Question:
There has been a lot of talk on powder metal injection moulding of titanium but there seems to be very few parts being produced by this technology.  Why?

Answer:
Conventional powder metallurgy, the press and sinter technology, is a very accepted technology today and is used every day to produce hundreds of tons of parts.  We need to look into the history of powder metallurgy and go back about fifty years.  While powder metallurgy was know to be a viable technology, quality powders as we know today, specifications and the availability of different alloying elements were not so readily available and the industry was dependant on people with special qualifications and experience.  The powder metal injection moulding (MIM) technology is in a similar position today.  It is no longer a laboratory curiosity but an accepted technology for low alloy and stainless steels, while other “exotic” materials are making slow progress.

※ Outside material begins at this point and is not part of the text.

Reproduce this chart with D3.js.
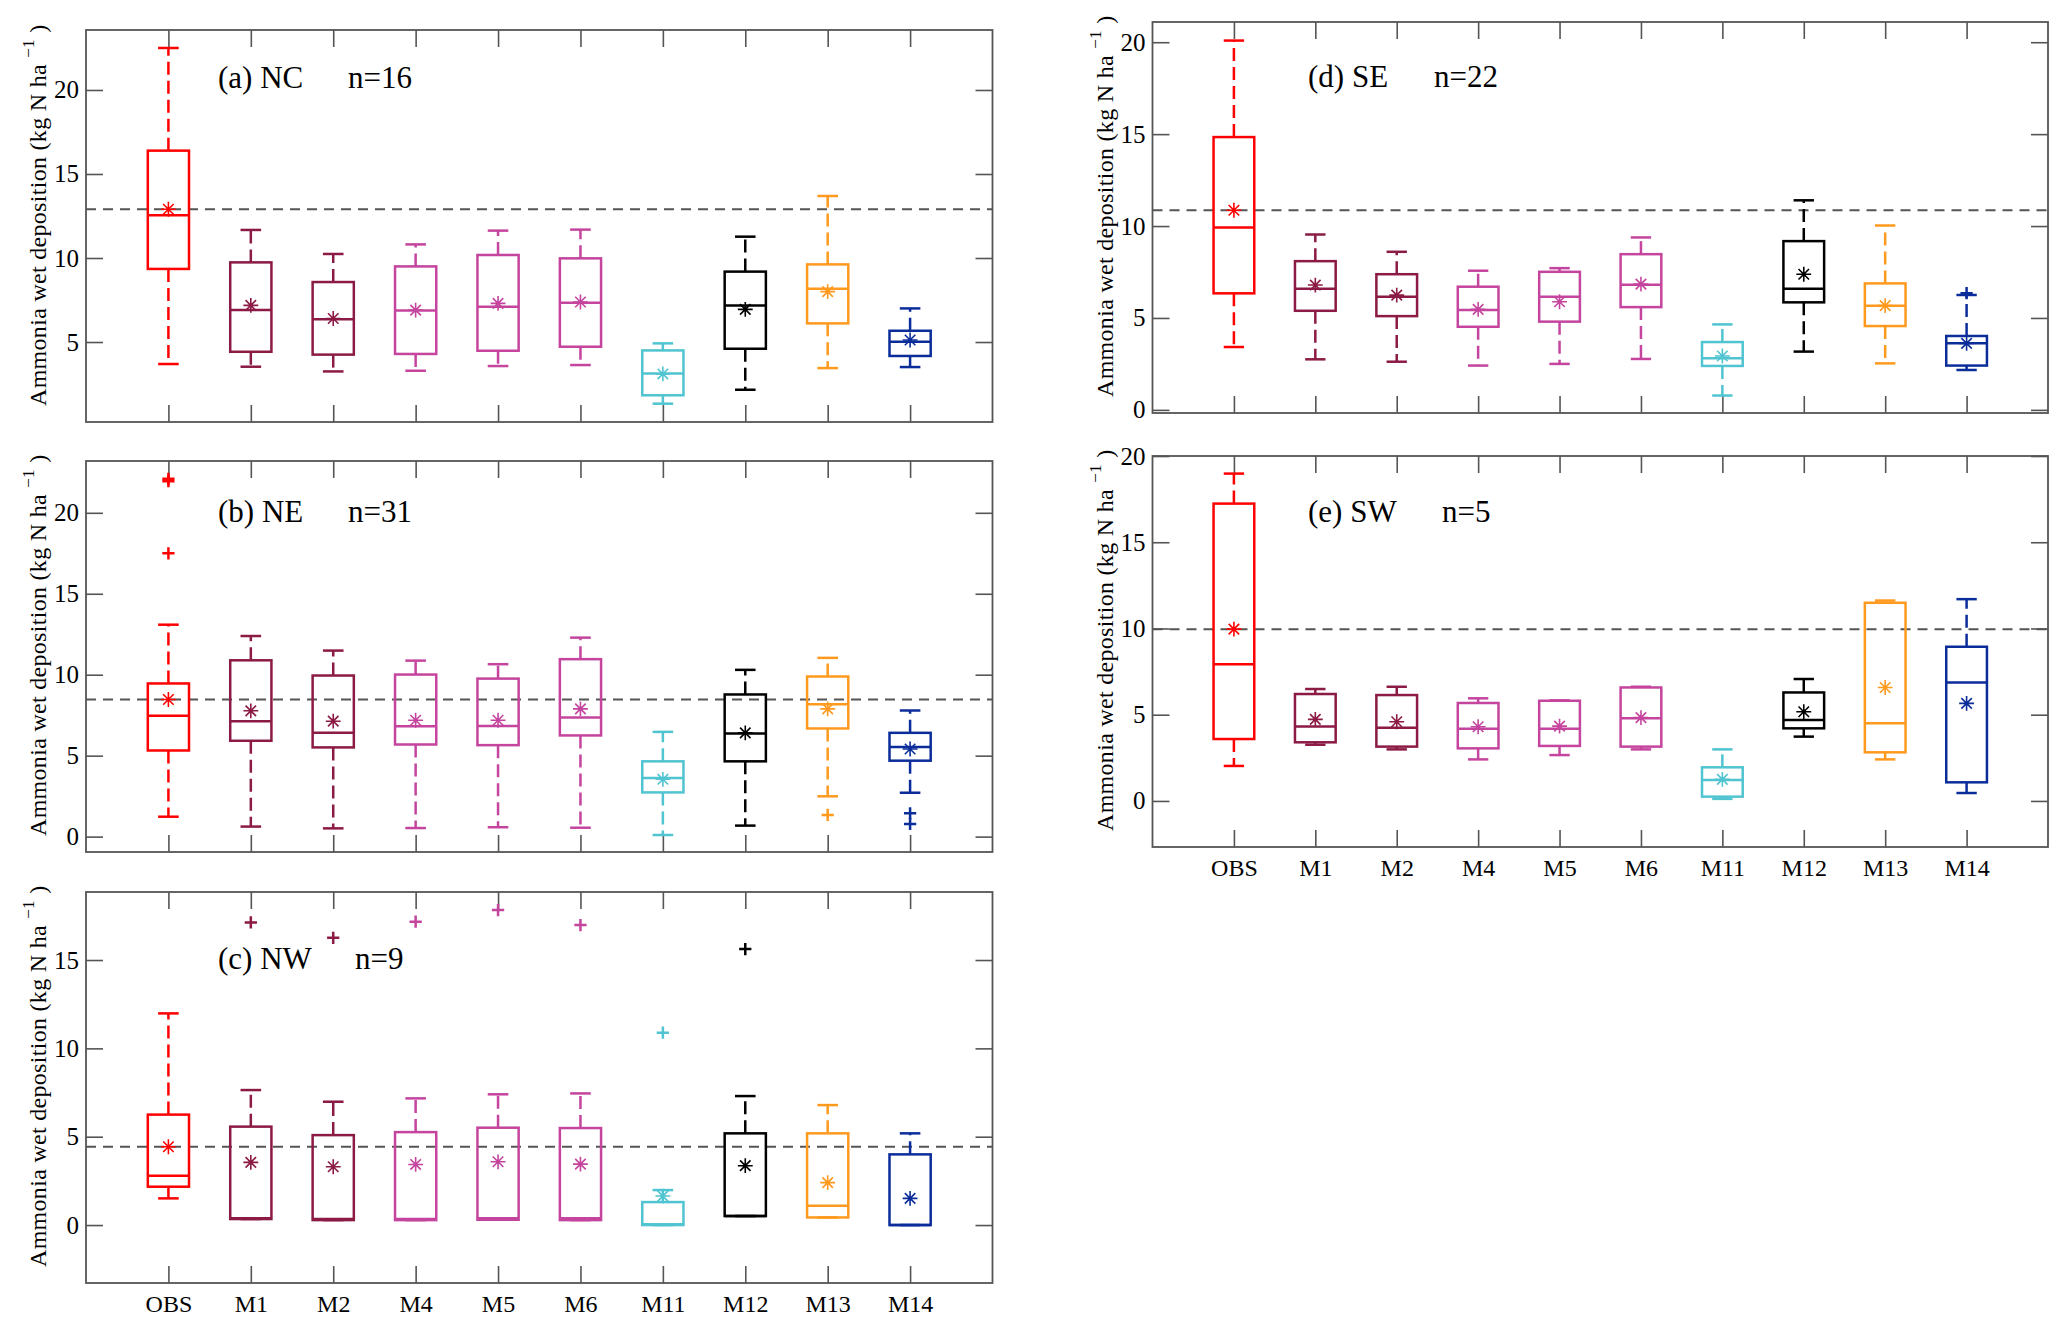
<!DOCTYPE html>
<html>
<head>
<meta charset="utf-8">
<script src="https://cdn.jsdelivr.net/npm/d3@7"></script>
<style>
  body { margin: 0; background: #fff; }
  svg { display: block; }
  text { font-family: "Liberation Serif", "Times New Roman", serif; }
</style>
</head>
<body>
<div id="chart"></div>
<script>
const categories = ["OBS", "M1", "M2", "M4", "M5", "M6", "M11", "M12", "M13", "M14"];
const catColors = ["#ff0000", "#8b1a44", "#8b1a44", "#c4449e", "#c4449e", "#c4449e",
                   "#50c4d0", "#000000", "#ff9a1f", "#0b2d9a"];

// one row per category: [lower whisker, q1, median, q3, upper whisker, mean]
const ncStats = [
    [3.69, 9.35, 12.54, 16.39, 22.5, 12.9],
    [3.53, 4.42, 6.9, 9.74, 11.67, 7.18],
    [3.25, 4.25, 6.35, 8.57, 10.24, 6.4],
    [3.29, 4.29, 6.87, 9.5, 10.81, 6.9],
    [3.57, 4.48, 7.1, 10.18, 11.63, 7.3],
    [3.63, 4.72, 7.34, 9.98, 11.69, 7.38],
    [1.33, 1.83, 3.13, 4.5, 4.92, 3.1],
    [2.16, 4.6, 7.18, 9.19, 11.27, 6.94],
    [3.45, 6.11, 8.17, 9.62, 13.69, 8.0],
    [3.51, 4.17, 5.02, 5.67, 7.0, 5.12]
];
const neStats = [
    [1.23, 5.32, 7.46, 9.46, 13.09, 8.47],
    [0.62, 5.92, 7.13, 10.89, 12.39, 7.77],
    [0.51, 5.51, 6.41, 9.95, 11.49, 7.13],
    [0.53, 5.69, 6.82, 10.01, 10.87, 7.19],
    [0.58, 5.65, 6.84, 9.76, 10.65, 7.19],
    [0.55, 6.25, 7.36, 10.96, 12.29, 7.89],
    [0.1, 2.73, 3.62, 4.65, 6.47, 3.54],
    [0.68, 4.65, 6.37, 8.78, 10.3, 6.41],
    [2.49, 6.68, 8.18, 9.89, 11.04, 7.89],
    [2.71, 4.69, 5.53, 6.41, 7.79, 5.41]
];
const nwStats = [
    [1.51, 2.17, 2.79, 6.25, 11.98, 4.43],
    [0.34, 0.34, 0.38, 5.57, 7.64, 3.55],
    [0.28, 0.28, 0.34, 5.09, 6.98, 3.3],
    [0.28, 0.28, 0.34, 5.26, 7.17, 3.43],
    [0.3, 0.3, 0.38, 5.51, 7.4, 3.58],
    [0.28, 0.28, 0.38, 5.49, 7.45, 3.45],
    [0.0, 0.0, 0.04, 1.3, 1.98, 1.64],
    [0.51, 0.51, 0.51, 5.19, 7.3, 3.36],
    [0.43, 0.43, 1.09, 5.19, 6.79, 2.4],
    [0.0, 0.0, 0.0, 4.0, 5.19, 1.51]
];
const seStats = [
    [3.42, 6.34, 9.92, 14.84, 20.09, 10.86],
    [2.75, 5.39, 6.59, 8.09, 9.54, 6.79],
    [2.62, 5.1, 6.15, 7.38, 8.6, 6.24],
    [2.41, 4.52, 5.43, 6.7, 7.57, 5.47],
    [2.5, 4.8, 6.15, 7.51, 7.71, 5.88],
    [2.77, 5.59, 6.81, 8.47, 9.38, 6.84],
    [0.78, 2.39, 2.81, 3.69, 4.65, 2.93],
    [3.17, 5.85, 6.59, 9.18, 11.4, 7.38],
    [2.53, 4.56, 5.67, 6.88, 10.03, 5.67],
    [2.17, 2.41, 3.62, 4.02, 6.25, 3.62]
];
const swStats = [
    [2.03, 3.59, 7.93, 17.24, 18.98, 9.96],
    [3.26, 3.4, 4.31, 6.2, 6.49, 4.73],
    [2.99, 3.15, 4.25, 6.14, 6.62, 4.59],
    [2.41, 3.05, 4.19, 5.68, 5.95, 4.3],
    [2.66, 3.19, 4.19, 5.81, 5.83, 4.34],
    [2.99, 3.15, 4.79, 6.58, 6.62, 4.83],
    [0.12, 0.25, 1.22, 1.95, 2.99, 1.25],
    [3.73, 4.21, 4.69, 6.29, 7.07, 5.17],
    [2.41, 2.82, 4.5, 11.49, 11.62, 6.58],
    [0.46, 1.08, 6.87, 8.94, 11.7, 5.66]
];

// outliers: [category, value]
const ncOutliers = [];
const neOutliers = [["OBS", 21.95], ["OBS", 22.1], ["OBS", 17.5], ["M13", 1.34], ["M14", 1.44], ["M14", 0.78]];
const nwOutliers = [["M1", 17.13], ["M2", 16.26], ["M4", 17.17], ["M5", 17.83], ["M6", 16.98], ["M11", 10.89], ["M12", 15.62]];
const seOutliers = [["M14", 6.35]];
const swOutliers = [];

const regionNames = ["(a) NC", "(b) NE", "(c) NW", "(d) SE", "(e) SW"];
const regionCounts = [16, 31, 9, 22, 5];

const ncTicks = [5, 10, 15, 20];
const neTicks = [0, 5, 10, 15, 20];
const nwTicks = [0, 5, 10, 15];
const seTicks = [0, 5, 10, 15, 20];
const swTicks = [0, 5, 10, 15, 20];

// panel layout (pixels + axis limits)
const panels = [
    {name: regionNames[0], n: regionCounts[0], stats: ncStats, outliers: ncOutliers, ticks: ncTicks,
     ylim: [0.24, 23.57], left: 86, right: 992.5, top: 30, bottom: 422, tx: 218, ty: 88, nx: 348, labels: false},
    {name: regionNames[1], n: regionCounts[1], stats: neStats, outliers: neOutliers, ticks: neTicks,
     ylim: [-0.95, 23.2], left: 86, right: 992.5, top: 461, bottom: 852, tx: 218, ty: 522, nx: 348, labels: false},
    {name: regionNames[2], n: regionCounts[2], stats: nwStats, outliers: nwOutliers, ticks: nwTicks,
     ylim: [-3.28, 18.85], left: 86, right: 992.5, top: 892, bottom: 1283, tx: 218, ty: 969, nx: 355, labels: true},
    {name: regionNames[3], n: regionCounts[3], stats: seStats, outliers: seOutliers, ticks: seTicks,
     ylim: [-0.17, 21.1], left: 1152.5, right: 2048, top: 22, bottom: 413, tx: 1308, ty: 87, nx: 1434, labels: false},
    {name: regionNames[4], n: regionCounts[4], stats: swStats, outliers: swOutliers, ticks: swTicks,
     ylim: [-2.67, 20], left: 1152.5, right: 2048, top: 456, bottom: 847, tx: 1308, ty: 522, nx: 1442, labels: true}
];

const width = 2067, height = 1329;
const tickLen = 17;
const axisColor = "#555";

// matlab style markers
const asterisk = {
    draw(ctx, size) {
        const r = Math.sqrt(size) / 2, d = r * Math.SQRT1_2;
        ctx.moveTo(0, -r); ctx.lineTo(0, r);
        ctx.moveTo(-r, 0); ctx.lineTo(r, 0);
        ctx.moveTo(-d, -d); ctx.lineTo(d, d);
        ctx.moveTo(-d, d); ctx.lineTo(d, -d);
    }
};
const plus = {
    draw(ctx, size) {
        const r = Math.sqrt(size) / 2;
        ctx.moveTo(0, -r); ctx.lineTo(0, r);
        ctx.moveTo(-r, 0); ctx.lineTo(r, 0);
    }
};

const svg = d3.select("#chart").append("svg")
    .attr("width", width)
    .attr("height", height);

svg.append("rect").attr("width", width).attr("height", height).attr("fill", "#fff");

panels.forEach(p => drawPanel(p));

function drawPanel(p) {
    const x = d3.scaleLinear().domain([0, categories.length + 1]).range([p.left, p.right]);
    const y = d3.scaleLinear().domain(p.ylim).range([p.bottom, p.top]);
    const step = x(1) - x(0);
    const boxW = step * 0.5;
    const capW = step * 0.25;

    const g = svg.append("g");

    // axes (ticks pointing inward, matlab style)
    const styleAxis = (a, size) => {
        a.attr("font-size", size).attr("font-family", null);
        a.select(".domain").remove();
        a.selectAll("line").attr("stroke", axisColor).attr("stroke-width", 1.6);
        a.selectAll("text").attr("fill", "#000");
    };
    g.append("g")
        .attr("transform", `translate(${p.left},0)`)
        .call(d3.axisLeft(y).tickValues(p.ticks).tickSizeInner(-tickLen).tickSizeOuter(0).tickPadding(7))
        .call(styleAxis, 25);
    g.append("g")
        .attr("transform", `translate(${p.right},0)`)
        .call(d3.axisRight(y).tickValues(p.ticks).tickSizeInner(-tickLen).tickSizeOuter(0).tickFormat(""))
        .call(styleAxis, 25);
    g.append("g")
        .attr("transform", `translate(0,${p.bottom})`)
        .call(d3.axisBottom(x).tickValues(d3.range(1, categories.length + 1))
            .tickSizeInner(-tickLen).tickSizeOuter(0).tickPadding(12)
            .tickFormat(d => p.labels ? categories[d - 1] : ""))
        .call(styleAxis, 24);
    g.append("g")
        .attr("transform", `translate(0,${p.top})`)
        .call(d3.axisTop(x).tickValues(d3.range(1, categories.length + 1))
            .tickSizeInner(-tickLen).tickSizeOuter(0).tickFormat(""))
        .call(styleAxis, 24);

    // OBS mean reference line
    g.append("line")
        .attr("x1", p.left).attr("x2", p.right)
        .attr("y1", y(p.stats[0][5])).attr("y2", y(p.stats[0][5]))
        .attr("stroke", axisColor)
        .attr("stroke-width", 2)
        .attr("stroke-dasharray", "10,7");

    const boxes = g.selectAll("g.box")
        .data(p.stats)
        .join("g")
        .attr("class", "box")
        .attr("stroke", (d, i) => catColors[i])
        .attr("stroke-width", 2.5)
        .attr("fill", "none");

    // whiskers
    boxes.append("line")
        .attr("x1", (d, i) => x(i + 1)).attr("x2", (d, i) => x(i + 1))
        .attr("y1", d => y(d[3])).attr("y2", d => y(d[4]))
        .attr("stroke-dasharray", "13,6");
    boxes.append("line")
        .attr("x1", (d, i) => x(i + 1)).attr("x2", (d, i) => x(i + 1))
        .attr("y1", d => y(d[1])).attr("y2", d => y(d[0]))
        .attr("stroke-dasharray", "13,6");
    // caps
    boxes.append("line")
        .attr("x1", (d, i) => x(i + 1) - capW / 2).attr("x2", (d, i) => x(i + 1) + capW / 2)
        .attr("y1", d => y(d[4])).attr("y2", d => y(d[4]));
    boxes.append("line")
        .attr("x1", (d, i) => x(i + 1) - capW / 2).attr("x2", (d, i) => x(i + 1) + capW / 2)
        .attr("y1", d => y(d[0])).attr("y2", d => y(d[0]));
    // box
    boxes.append("rect")
        .attr("x", (d, i) => x(i + 1) - boxW / 2)
        .attr("width", boxW)
        .attr("y", d => y(d[3]))
        .attr("height", d => Math.max(0.5, y(d[1]) - y(d[3])));
    // median
    boxes.append("line")
        .attr("x1", (d, i) => x(i + 1) - boxW / 2).attr("x2", (d, i) => x(i + 1) + boxW / 2)
        .attr("y1", d => y(d[2])).attr("y2", d => y(d[2]));
    // mean
    boxes.append("path")
        .attr("transform", (d, i) => `translate(${x(i + 1)},${y(d[5])})`)
        .attr("stroke-width", 1.6)
        .attr("d", d3.symbol().type(asterisk).size(220)());

    // outliers
    g.selectAll("path.outlier")
        .data(p.outliers)
        .join("path")
        .attr("class", "outlier")
        .attr("transform", d => `translate(${x(categories.indexOf(d[0]) + 1)},${y(d[1])})`)
        .attr("fill", "none")
        .attr("stroke", d => catColors[categories.indexOf(d[0])])
        .attr("stroke-width", 2.5)
        .attr("d", d3.symbol().type(plus).size(150)());

    // frame
    g.append("rect")
        .attr("x", p.left).attr("y", p.top)
        .attr("width", p.right - p.left).attr("height", p.bottom - p.top)
        .attr("fill", "none")
        .attr("stroke", axisColor)
        .attr("stroke-width", 1.8);

    // panel title
    g.append("text")
        .attr("x", p.tx).attr("y", p.ty)
        .attr("font-size", 31)
        .text(p.name);
    g.append("text")
        .attr("x", p.nx).attr("y", p.ty)
        .attr("font-size", 31)
        .text("n=" + p.n);

    // y label
    const lx = p.left - 40, ly = p.bottom - 16;
    const label = g.append("text")
        .attr("transform", `translate(${lx},${ly}) rotate(-90)`)
        .attr("font-size", 24)
        .attr("letter-spacing", 0.3);
    label.append("tspan").text("Ammonia wet deposition (kg N ha ");
    label.append("tspan").attr("font-size", 17).attr("dy", -12).text("\u22121");
    label.append("tspan").attr("dy", 12).text(" )");
}
</script>
</body>
</html>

Titanium, because of its reactivity, has always been a difficult material to sinter, because once it reacts with carbon, nitrogen or oxygen it can not be reduced during the sintering process.  It also forms a stable hydride in hydrogen, which is difficult to reduce.  In case of MIM the finer powder used (d50 of about 22μm) adds to these problems.  The challenges are:

• Obtaining a powder with a sufficiently low oxygen content and maintaining the low oxygen level during processing.
• Using a secondary binder that dissociates without leaving carbon residues during the secondary debinding stage.
• Maintaining a clean furnace from which carbon and oxygen are not reabsorbed.
• The lack of specifications and the expectations that for all applications the specifications for wrought materials have to be met.
• The availability and cost of titanium powders.

Today there are a number of manufacturers that produce titanium alloy powders with low oxygen levels, including one that uses a plasma processing technology resulting in oxygen levels of around 100 ppm for MIM grade powders.  The cost is still an issue, but the use of novel technology for powder production to reduce costs is also making headway.

There are a number of binder systems available that leave almost no carbon residue and one major feedstock manufacturer is making CP titanium and Ti-6Al-4V feedstock.  Elnik Systems makes the only MIM furnace that allows for complete binder removal and sintering without adding oxygen or carbon using a partial pressure of argon for titanium based alloys.

Most manufacturers making MIM titanium parts are acting on their own.  When they come together to create new specifications for MIM titanium based alloys, the industry will grow faster.